**Written exercise**
Look for "this" in each line of the entries, and return the matching lines.

**Exercise input**
● ● ● ● ●

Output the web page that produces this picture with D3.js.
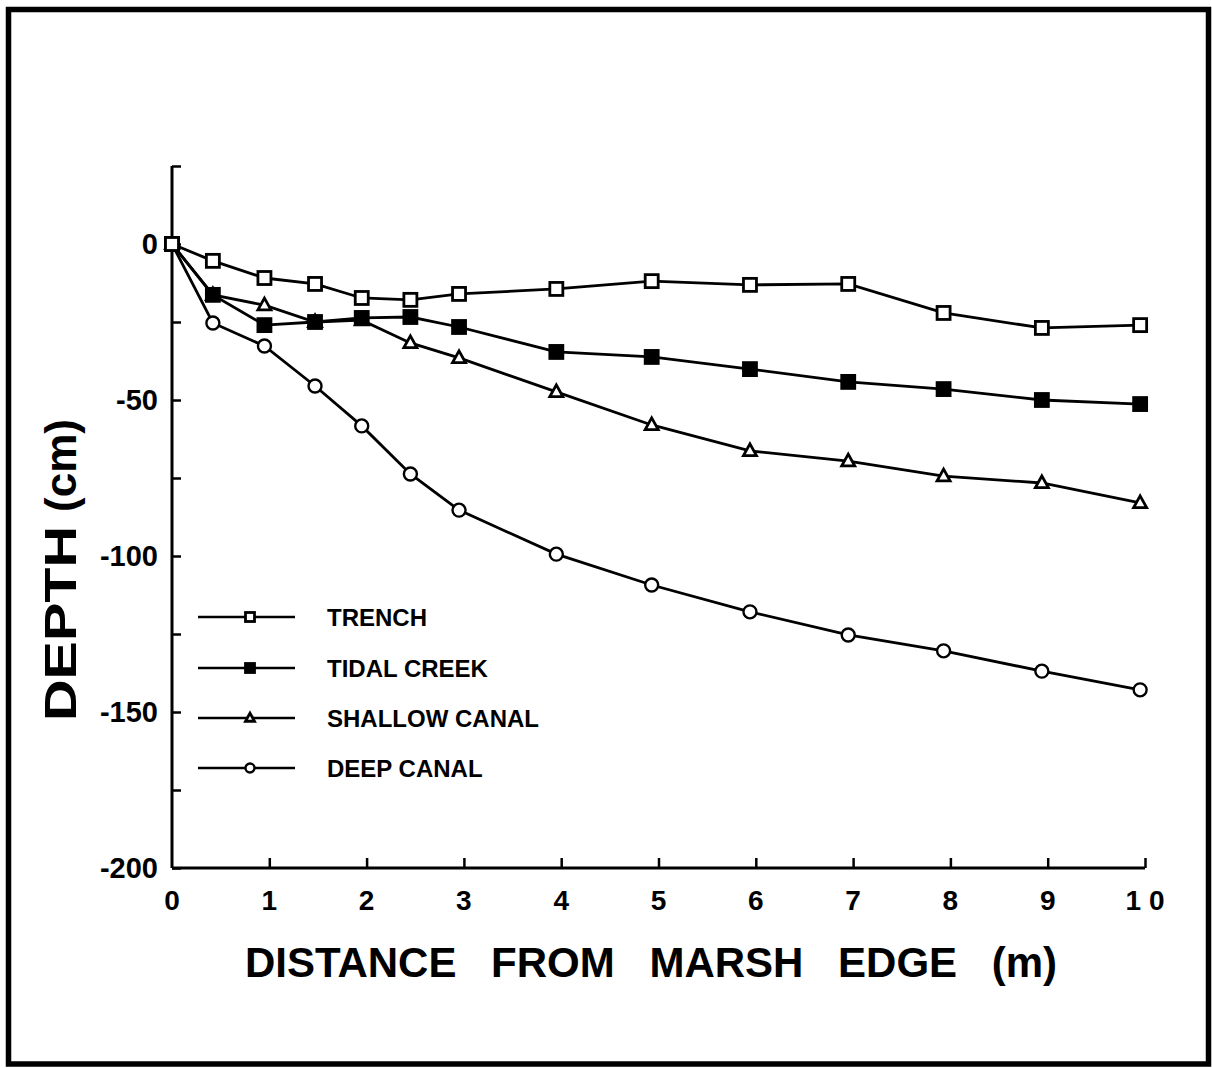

● ● ● ● ●

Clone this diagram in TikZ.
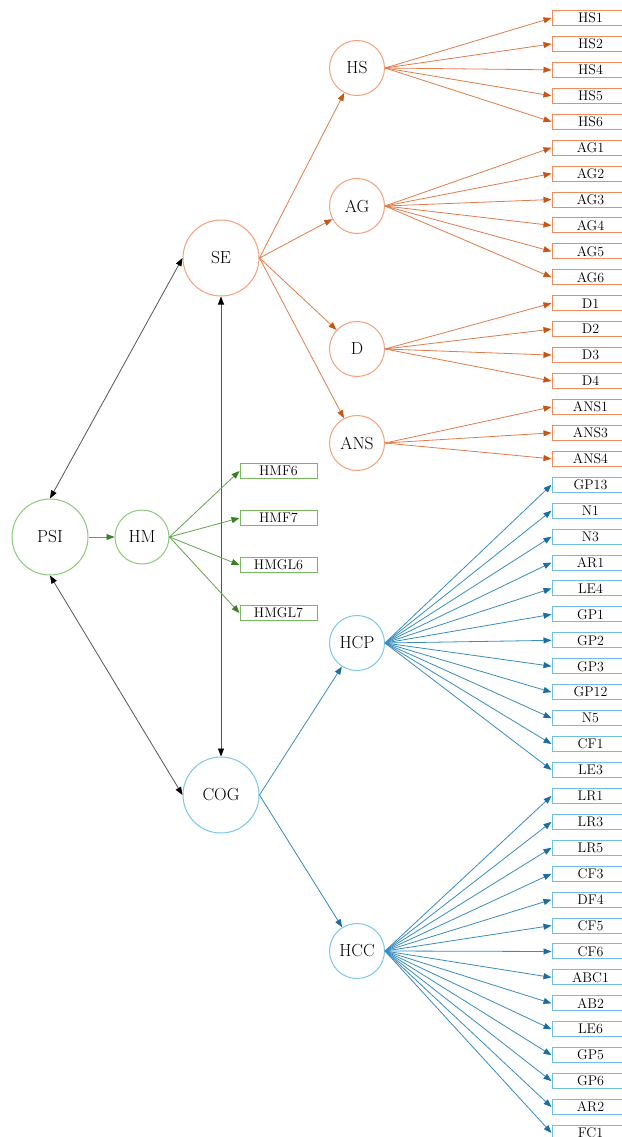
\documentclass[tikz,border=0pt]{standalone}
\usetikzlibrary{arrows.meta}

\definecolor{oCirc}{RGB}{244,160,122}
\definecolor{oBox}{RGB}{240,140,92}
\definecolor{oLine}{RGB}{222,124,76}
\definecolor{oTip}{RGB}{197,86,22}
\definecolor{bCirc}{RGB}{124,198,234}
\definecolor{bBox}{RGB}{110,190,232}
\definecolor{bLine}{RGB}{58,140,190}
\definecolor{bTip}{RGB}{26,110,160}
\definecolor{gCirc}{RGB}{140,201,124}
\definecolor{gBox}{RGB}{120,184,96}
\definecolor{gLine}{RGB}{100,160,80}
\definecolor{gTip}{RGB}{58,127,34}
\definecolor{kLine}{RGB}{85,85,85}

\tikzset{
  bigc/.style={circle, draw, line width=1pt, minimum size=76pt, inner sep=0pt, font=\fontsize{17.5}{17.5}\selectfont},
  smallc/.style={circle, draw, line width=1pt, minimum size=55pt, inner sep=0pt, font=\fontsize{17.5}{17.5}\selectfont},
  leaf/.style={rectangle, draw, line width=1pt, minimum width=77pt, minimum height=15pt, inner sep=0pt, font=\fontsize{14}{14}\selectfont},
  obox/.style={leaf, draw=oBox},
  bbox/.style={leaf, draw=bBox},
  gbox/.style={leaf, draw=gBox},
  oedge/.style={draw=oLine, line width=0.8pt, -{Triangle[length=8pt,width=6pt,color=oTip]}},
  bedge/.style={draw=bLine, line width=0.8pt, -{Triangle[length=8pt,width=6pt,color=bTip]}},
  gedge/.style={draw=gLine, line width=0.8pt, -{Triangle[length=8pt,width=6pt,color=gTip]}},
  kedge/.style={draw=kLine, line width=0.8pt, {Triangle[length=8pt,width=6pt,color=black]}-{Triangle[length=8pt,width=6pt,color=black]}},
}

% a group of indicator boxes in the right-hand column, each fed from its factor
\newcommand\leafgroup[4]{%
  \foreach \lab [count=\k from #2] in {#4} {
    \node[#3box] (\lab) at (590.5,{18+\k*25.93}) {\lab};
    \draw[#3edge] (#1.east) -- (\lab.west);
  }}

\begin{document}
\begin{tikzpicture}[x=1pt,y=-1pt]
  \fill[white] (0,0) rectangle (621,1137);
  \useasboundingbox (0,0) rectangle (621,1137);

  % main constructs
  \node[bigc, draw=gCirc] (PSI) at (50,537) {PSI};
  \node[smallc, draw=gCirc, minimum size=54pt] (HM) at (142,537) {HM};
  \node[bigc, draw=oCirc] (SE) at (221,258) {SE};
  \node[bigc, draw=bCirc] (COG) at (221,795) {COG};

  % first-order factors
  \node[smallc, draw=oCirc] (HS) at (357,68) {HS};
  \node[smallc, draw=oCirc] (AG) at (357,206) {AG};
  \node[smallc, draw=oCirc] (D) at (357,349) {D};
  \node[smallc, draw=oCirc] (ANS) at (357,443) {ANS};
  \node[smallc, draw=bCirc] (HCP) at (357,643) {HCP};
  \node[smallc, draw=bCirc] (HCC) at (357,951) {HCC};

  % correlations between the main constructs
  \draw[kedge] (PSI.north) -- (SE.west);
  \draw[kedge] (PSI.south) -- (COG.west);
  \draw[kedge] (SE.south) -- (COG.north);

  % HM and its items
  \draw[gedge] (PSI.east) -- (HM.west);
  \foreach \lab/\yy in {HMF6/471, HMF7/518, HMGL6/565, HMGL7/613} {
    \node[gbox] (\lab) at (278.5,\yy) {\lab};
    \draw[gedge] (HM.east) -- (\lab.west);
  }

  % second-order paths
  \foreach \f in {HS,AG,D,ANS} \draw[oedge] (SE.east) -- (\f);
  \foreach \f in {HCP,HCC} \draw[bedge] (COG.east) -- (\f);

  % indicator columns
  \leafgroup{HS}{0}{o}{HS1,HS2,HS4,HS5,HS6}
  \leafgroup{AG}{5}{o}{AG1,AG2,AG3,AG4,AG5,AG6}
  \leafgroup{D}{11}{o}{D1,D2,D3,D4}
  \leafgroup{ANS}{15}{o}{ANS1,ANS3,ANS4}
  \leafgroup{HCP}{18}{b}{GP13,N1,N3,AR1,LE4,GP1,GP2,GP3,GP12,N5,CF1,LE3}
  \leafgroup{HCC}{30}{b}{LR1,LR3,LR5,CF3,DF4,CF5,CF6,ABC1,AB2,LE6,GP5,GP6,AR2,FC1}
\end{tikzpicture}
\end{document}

● ● ● ● ●

**Reply**
Output the web page that produces this picture with D3.js.
Clone this diagram in TikZ.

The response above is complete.